Requirement =
Set all the material down again unchanged, without the pictures.

Recorded data =
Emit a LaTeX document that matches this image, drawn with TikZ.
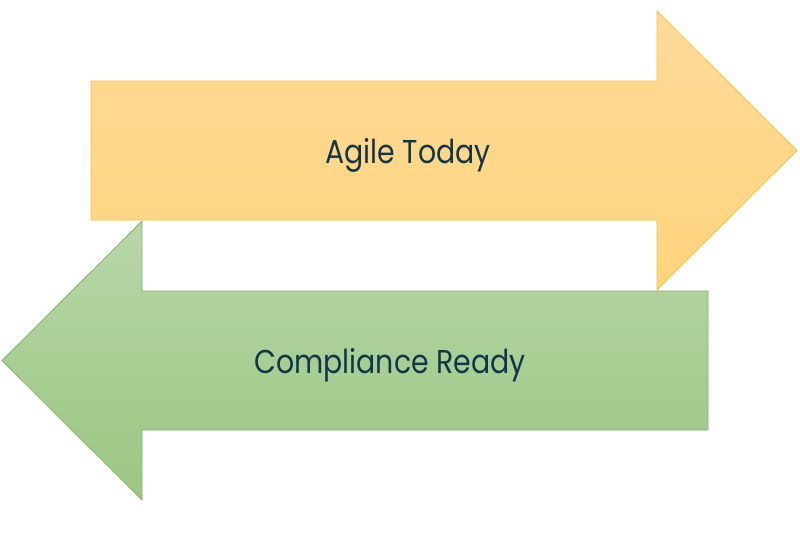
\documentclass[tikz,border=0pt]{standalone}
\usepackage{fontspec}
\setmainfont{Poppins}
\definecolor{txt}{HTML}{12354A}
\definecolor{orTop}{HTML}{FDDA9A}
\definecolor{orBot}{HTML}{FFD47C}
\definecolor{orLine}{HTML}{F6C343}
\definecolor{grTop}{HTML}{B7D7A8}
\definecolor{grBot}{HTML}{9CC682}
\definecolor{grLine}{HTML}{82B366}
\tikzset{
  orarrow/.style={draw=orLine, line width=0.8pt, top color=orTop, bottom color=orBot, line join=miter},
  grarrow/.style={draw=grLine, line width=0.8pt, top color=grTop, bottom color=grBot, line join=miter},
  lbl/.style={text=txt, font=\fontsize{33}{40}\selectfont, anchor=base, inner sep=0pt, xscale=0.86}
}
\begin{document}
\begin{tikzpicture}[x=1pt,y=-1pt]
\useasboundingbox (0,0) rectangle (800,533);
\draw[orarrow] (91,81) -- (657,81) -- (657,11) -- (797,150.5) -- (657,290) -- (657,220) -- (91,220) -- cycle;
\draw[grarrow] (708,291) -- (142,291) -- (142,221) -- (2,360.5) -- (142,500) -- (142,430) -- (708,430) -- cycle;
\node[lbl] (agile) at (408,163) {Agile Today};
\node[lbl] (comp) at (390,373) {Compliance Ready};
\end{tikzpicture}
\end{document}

Reply to the task =
Emit a LaTeX document that matches this image, drawn with TikZ.
\documentclass[tikz,border=0pt]{standalone}
\usepackage{fontspec}
\setmainfont{Poppins}
\definecolor{txt}{HTML}{12354A}
\definecolor{orTop}{HTML}{FDDA9A}
\definecolor{orBot}{HTML}{FFD47C}
\definecolor{orLine}{HTML}{F6C343}
\definecolor{grTop}{HTML}{B7D7A8}
\definecolor{grBot}{HTML}{9CC682}
\definecolor{grLine}{HTML}{82B366}
\tikzset{
  orarrow/.style={draw=orLine, line width=0.8pt, top color=orTop, bottom color=orBot, line join=miter},
  grarrow/.style={draw=grLine, line width=0.8pt, top color=grTop, bottom color=grBot, line join=miter},
  lbl/.style={text=txt, font=\fontsize{33}{40}\selectfont, anchor=base, inner sep=0pt, xscale=0.86}
}
\begin{document}
\begin{tikzpicture}[x=1pt,y=-1pt]
\useasboundingbox (0,0) rectangle (800,533);
\draw[orarrow] (91,81) -- (657,81) -- (657,11) -- (797,150.5) -- (657,290) -- (657,220) -- (91,220) -- cycle;
\draw[grarrow] (708,291) -- (142,291) -- (142,221) -- (2,360.5) -- (142,500) -- (142,430) -- (708,430) -- cycle;
\node[lbl] (agile) at (408,163) {Agile Today};
\node[lbl] (comp) at (390,373) {Compliance Ready};
\end{tikzpicture}
\end{document}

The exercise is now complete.